Let it Be humaniza a nuestros dioses culturales. Paul discute la tozudez de George, Yoko Ono permanece como una absurda escultura sentada junto al amor de su vida y Ringo se siente inseguro al proponerles las notas de una canción que tiene a un pulpo en su jardín como protagonista.
Paul se erige como el líder indiscutible del proceso creativo, pero se percibe a John como la otra mitad de un círculo cerrado al cual apenas tienen acceso George y Ringo. El dúo Lennon y McCartney manifiesta momentos de apego y cohesión sencillamente inolvidables.


Paul canta “Bésame mucho” en una versión donde fusiona diversas variantes del clásico. John y Yoko bailan desenfrenados al son de “I Me Mine” que George considera un “heavy waltz” y propone con modestia.
Los Beatles ensayan sus canciones en progreso como si ya estuvieran listas para ser dadas a conocer.
Los dioses culturales
El ambiente es festivo. George se queja de que el micrófono tiene electricidad y, entre bromas, un técnico trata de remediarlo.

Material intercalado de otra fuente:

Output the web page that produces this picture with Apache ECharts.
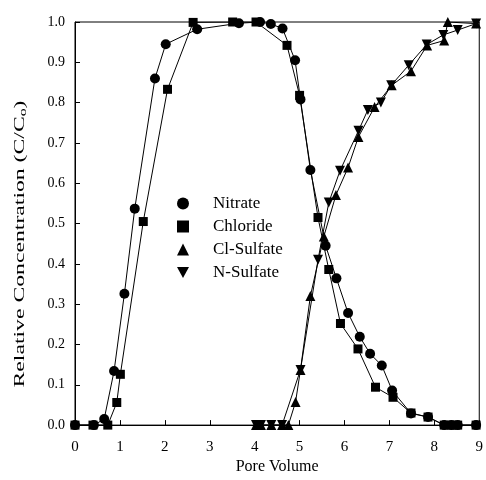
<!DOCTYPE html>
<html><head><meta charset="utf-8">
<script src="https://cdn.jsdelivr.net/npm/echarts@6/dist/echarts.min.js"></script>
<style>html,body{margin:0;padding:0;background:#fff}#c{width:486px;height:480px}</style>
</head><body><div id="c"></div>
<script>
const xTicks = [0,1,2,3,4,5,6,7,8,9];
const yTicks = [0,0.1,0.2,0.3,0.4,0.5,0.6,0.7,0.8,0.9,1.0];
const seriesNames = ['Nitrate','Chloride','Cl-Sulfate','N-Sulfate'];
const xTitle = 'Pore Volume';
const yTitle = 'Relative Concentration (C/C{s|o})';

const nitrateX = [0,0.42,0.65,0.87,1.10,1.33,1.78,2.02,2.72,3.65,4.12,4.36,4.62,4.90,5.02,5.24,5.58,5.82,6.08,6.34,6.57,6.83,7.06,7.48,7.86,8.22,8.38,8.52,8.93];
const nitrateY = [0,0,0.015,0.134,0.326,0.537,0.86,0.945,0.982,0.997,1.0,0.995,0.984,0.905,0.808,0.633,0.445,0.364,0.278,0.219,0.177,0.148,0.086,0.029,0.02,0,0,0,0];

const chlorideX = [0,0.40,0.73,0.93,1.01,1.52,2.06,2.63,3.51,4.03,4.72,5.00,5.41,5.65,5.91,6.30,6.69,7.08,7.48,7.86,8.22,8.38,8.52,8.93];
const chlorideY = [0,0,0,0.056,0.126,0.505,0.833,0.999,1.0,1.0,0.942,0.818,0.515,0.386,0.252,0.189,0.094,0.069,0.03,0.02,0,0,0,0];

const clSulfateX = [4.03,4.14,4.37,4.61,4.75,4.91,5.02,5.24,5.54,5.81,6.08,6.31,6.67,7.05,7.48,7.84,8.22,8.30,8.93];
const clSulfateY = [0,0,0,0,0,0.057,0.137,0.32,0.468,0.571,0.639,0.715,0.789,0.843,0.878,0.942,0.954,1.0,0.996];

const nSulfateX = [4.03,4.14,4.37,4.61,5.02,5.41,5.65,5.90,6.31,6.52,6.81,7.04,7.43,7.83,8.20,8.52,8.93];
const nSulfateY = [0,0,0,0,0.137,0.41,0.552,0.631,0.73,0.782,0.80,0.843,0.893,0.944,0.968,0.98,0.996];

const zip = (xs, ys) => xs.map((x, i) => [x, ys[i]]);
const downTri = 'path://M0,0L10,0L5,9Z';
const serif = '"Liberation Serif","DejaVu Serif",serif';

const mk = (name, xs, ys, symbol, size) => ({
  name, type: 'line', data: zip(xs, ys), symbol, symbolSize: size,
  lineStyle: {color: '#000', width: 1}, itemStyle: {color: '#000'},
  showAllSymbol: true, animation: false, z: 3
});

const chart = echarts.init(document.getElementById('c'));
chart.setOption({
  animation: false,
  backgroundColor: '#fff',
  grid: {left: 75, right: 5, top: 22, bottom: 50, show: true, borderColor: '#000', borderWidth: 1},
  legend: {
    orient: 'vertical', left: 172, top: 190, itemWidth: 12, itemHeight: 12, itemGap: 6,
    textStyle: {fontFamily: serif, fontSize: 17, color: '#000', padding: [0,0,0,19]},
    data: [
      {name: seriesNames[0], icon: 'circle'},
      {name: seriesNames[1], icon: 'rect'},
      {name: seriesNames[2], icon: 'triangle'},
      {name: seriesNames[3], icon: downTri}
    ],
    itemStyle: {color: '#000'}
  },
  graphic: [{
    type: 'text', x: 20, y: 244, rotation: Math.PI / 2, scaleX: 1.58, scaleY: 1,
    style: {
      text: yTitle, fontFamily: serif, fontSize: 15, fill: '#000', align: 'center', verticalAlign: 'middle',
      rich: {s: {fontFamily: serif, fontSize: 10, fill: '#000', padding: [7,0,0,0]}}
    }
  }],
  xAxis: {
    type: 'value', min: 0, max: 9, interval: 1,
    name: xTitle, nameLocation: 'middle', nameGap: 32,
    nameTextStyle: {fontFamily: serif, fontSize: 16, color: '#000'},
    axisLine: {lineStyle: {color: '#000', width: 1}},
    axisTick: {inside: true, length: 5, lineStyle: {color: '#000'}},
    axisLabel: {fontFamily: serif, fontSize: 15, color: '#000', margin: 14,
      formatter: v => xTicks.includes(v) ? String(v) : ''},
    splitLine: {show: false}
  },
  yAxis: {
    type: 'value', min: 0, max: 1, interval: 0.1,
    axisLine: {lineStyle: {color: '#000', width: 1}},
    axisTick: {inside: true, length: 5, lineStyle: {color: '#000'}},
    axisLabel: {fontFamily: serif, fontSize: 14, color: '#000', margin: 10,
      formatter: v => { const t = yTicks.find(k => Math.abs(k - v) < 1e-6); return t === undefined ? '' : t.toFixed(1); }},
    splitLine: {show: false}
  },
  series: [
    mk(seriesNames[0], nitrateX, nitrateY, 'circle', 10),
    mk(seriesNames[1], chlorideX, chlorideY, 'rect', 9),
    mk(seriesNames[2], clSulfateX, clSulfateY, 'triangle', 10),
    mk(seriesNames[3], nSulfateX, nSulfateY, downTri, 10)
  ]
});
</script></body></html>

El otro George -Martin-, deambula sonriendo por el salón y hasta los acompaña con algún instrumento.
Además de las canciones nuevas, el grupo pareciera calentar motores con viejos rocks y hasta interpretaciones de sus comienzos, como si estuvieran sobre un escenario público.
Lindsay-Hogg y su equipo no le pierden pie ni pisada a la magia, en los estudios de Apple y Twickenham que tienen pocos atributos visuales para el cine, aunque permiten mayor concentración en los músicos.
Cuando los Beatles salen finalmente de esos espacios cerrados, al aire frío londinense de la azotea, a plena luz del día, la fiesta anunciada se hace realidad y somos testigos de algo que suele repetir Ringo, cuando se unían para componer o cantar, las divergencias eran echadas a un lado y demostraban porque es el más importante grupo de música popular de la historia.